Knowledge Baseadvanced

What happens when I push the same article twice?

A naive POST creates a duplicate with a -1 slug suffix. A push script that looks up the slug first and PATCHes when it exists stays idempotent. The v1 API doesn't deduplicate on its own.

Updated May 18, 20263 min read

What happens when I push the same article twice?

Two answers, depending on whether you’re using a thoughtful push script or just POSTing in a loop.

With a push script that handles idempotency

This is the normal case. A well-written push script:

Lists existing articles to build a slug → article-ID map.
For each article it’s about to push:
If the slug already exists, PATCH the existing article by ID.
If the slug doesn’t exist, POST to create.
Re-running the script is safe — the second run finds every article it created on the first run and updates them in place.

Result: pushing the same article twice updates it. No duplicates, no errors, no extra rows in the database.

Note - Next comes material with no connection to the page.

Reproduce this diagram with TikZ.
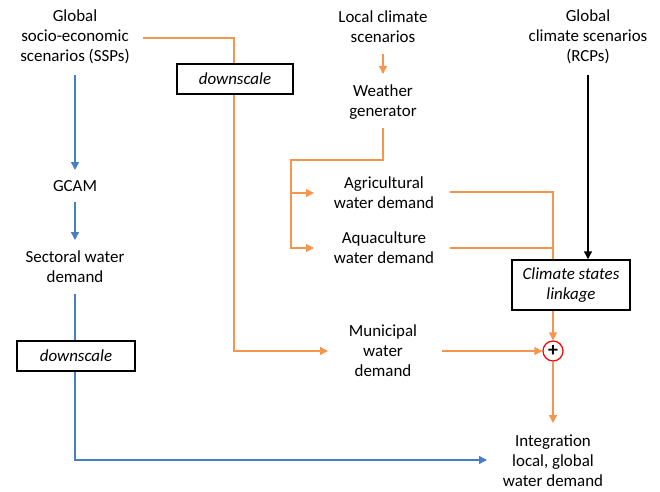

This is the pattern in the recipe for GitHub Actions and the pattern Atender’s own help center uses.

If the article content hasn’t actually changed since the last push, the PATCH is harmless — it updates the same fields with the same values. Embeddings only regenerate when content-bearing fields (title, summary, body, keywords) actually changed.

With a naive POST

If your script just calls POST /api/v1/kb/articles without checking for existing slugs first, the v1 API does what you’d expect a naive REST API to do:

First push — creates the article with the slug you asked for. Returns 201.
Second push with the same slug — creates a NEW article with the slug suffixed -1. Returns 201.
Third push — creates a third article with the slug suffixed -2. Returns 201.

You end up with three articles, three slugs (update-payment-method, update-payment-method-1, update-payment-method-2), three rows in the database, and three rows in retrieval. Customers searching see whichever one ranks highest.

The v1 POST /articles endpoint is intentionally a create, not an upsert. The behavior is consistent — but the consequence is that idempotency is a property of the caller, not the API.

How to recover from accidental duplicates

If you ran a naive POST loop and now have duplicates:

List your articles. Identify slugs that look like <base>-1, <base>-2, etc.
Confirm each suffix is a duplicate of the base (open both in the editor and check). Sometimes a tenant legitimately has version-1 and version-2 articles.
Delete the duplicates via DELETE /api/v1/kb/articles/<id> or in the in-app editor.

The Atender push script ships with a duplicate finder for exactly this case. Use it as a pattern if you’re writing your own — match the slug regex ^(.+)-(\d+)$ against the slug list and delete the suffixed entries when their base also exists.

Why this design?

The naive answer to “should POST upsert?” is yes, but real systems get caught on the edges:

Slug collisions across tenants are not collisions. Slugs are unique per tenant, not globally. An upsert by slug is fine within a tenant; ambiguous across tenants if anyone ever shares a key.
The upsert key is debatable. Is it slug? Title? customMetadata.sourcePath? Different tools want different keys.
Failure semantics for POST are well-known. 201 means created; the caller knows the article didn’t exist before. An upsert obscures whether the previous version was overwritten.

Putting idempotency in the client lets each pipeline pick the semantics that suit it.

A safer pattern

If you’re writing the script:

existing = {a["slug"]: a["id"] for a in list_articles()}
for article in articles_to_push:
    if article.slug in existing:
        session.patch(f"{BASE}/articles/{existing[article.slug]}", json=payload)
    else:
        session.post(f"{BASE}/articles", json=payload)

That’s the idempotency pattern in five lines. Wrap it in retries and error handling for production.

What about content that hasn’t changed?

A PATCH with identical content is a no-op for the customer-facing experience:

The article body in the database overwrites with the same string.
Embeddings might regenerate (the trigger checks whether content-bearing fields changed; identical text usually skips regeneration).
The public help center serves the same article it was already serving.
lastReviewedAt is not bumped — that field has its own dedicated endpoint, /articles/:id/mark-reviewed.

If you want to bump lastReviewedAt after confirming an article is still accurate (the quarterly review use case), call the dedicated endpoint rather than re-PATCHing the body.